Waiting in long lines for hours to vote could be a thing of the past if just-introduced federal legislation becomes law.
On Thursday, Sen. Ron Wyden of Oregon, a state already known for its innovative approach to voting, introduced the People Over Long Lines or POLL Act. The bill requires governments to guarantee every voter has a chance to vote within 30 minutes. The bipartisan Presidential Commission on Election Administration has determined that half an hour is the maximum time voters should have to wait.
Long lines were an issue during the recent election cycle. In Georgia, where it is now a crime to give food or drink to voters waiting in line. It was not unusual for voters in some communities, especially communities of color, to have to wait hours to vote.
Younger people and people of color helped increase Georgia’s voter rolls by two million people in recent years, according to the Georgia Secretary of State. At the same time, the number of polling places has been reduced statewide by 10 percent according to a 2020 analysis by Georgia Public Broadcasting and ProPublica.
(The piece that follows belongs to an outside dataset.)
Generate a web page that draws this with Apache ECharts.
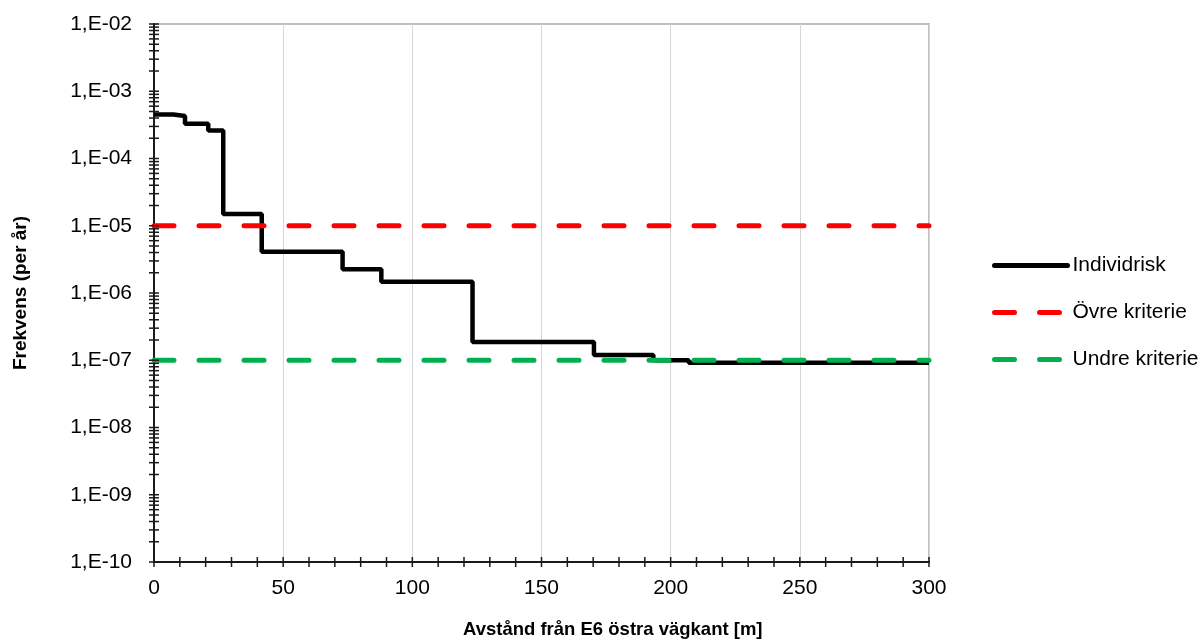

Long lines at the polls tend to discourage older people, working people, and people of color from voting, Wyden said in a June 17 opinion piece he wrote for Democracy Docket. Democracy Docket is an online newsletter founded by attorney and voting right expert Marc Elias. The newsletter features experts’ insights on topics such as democracy, voting rights, redistricting, and elections.
The proposed POLL Act falls in line with efforts by Georgia Secretary of State Brad Raffensperger to reduce lengthy wait times for voters. Raffensperger has been pushing for years for legislation to outlaw long wait times, spokesman Walter Jones told Atlanta Civic Circle Friday in an email. He succeeded this year when SB 202 became law. That new law includes a requirement, backed by Raffensperger, that counties add machines or split precincts when voters have to wait in line longer than 30 minutes on Election Day.
In March, Georgia was recognized by a federal agency for its enhanced election security and innovation. The U.S. Election Assistance Commission cited the Secretary of State office’s use of line-monitoring technology to track wait times at polling sites during early voting and to address any technical glitches that arose on Election Day in real-time.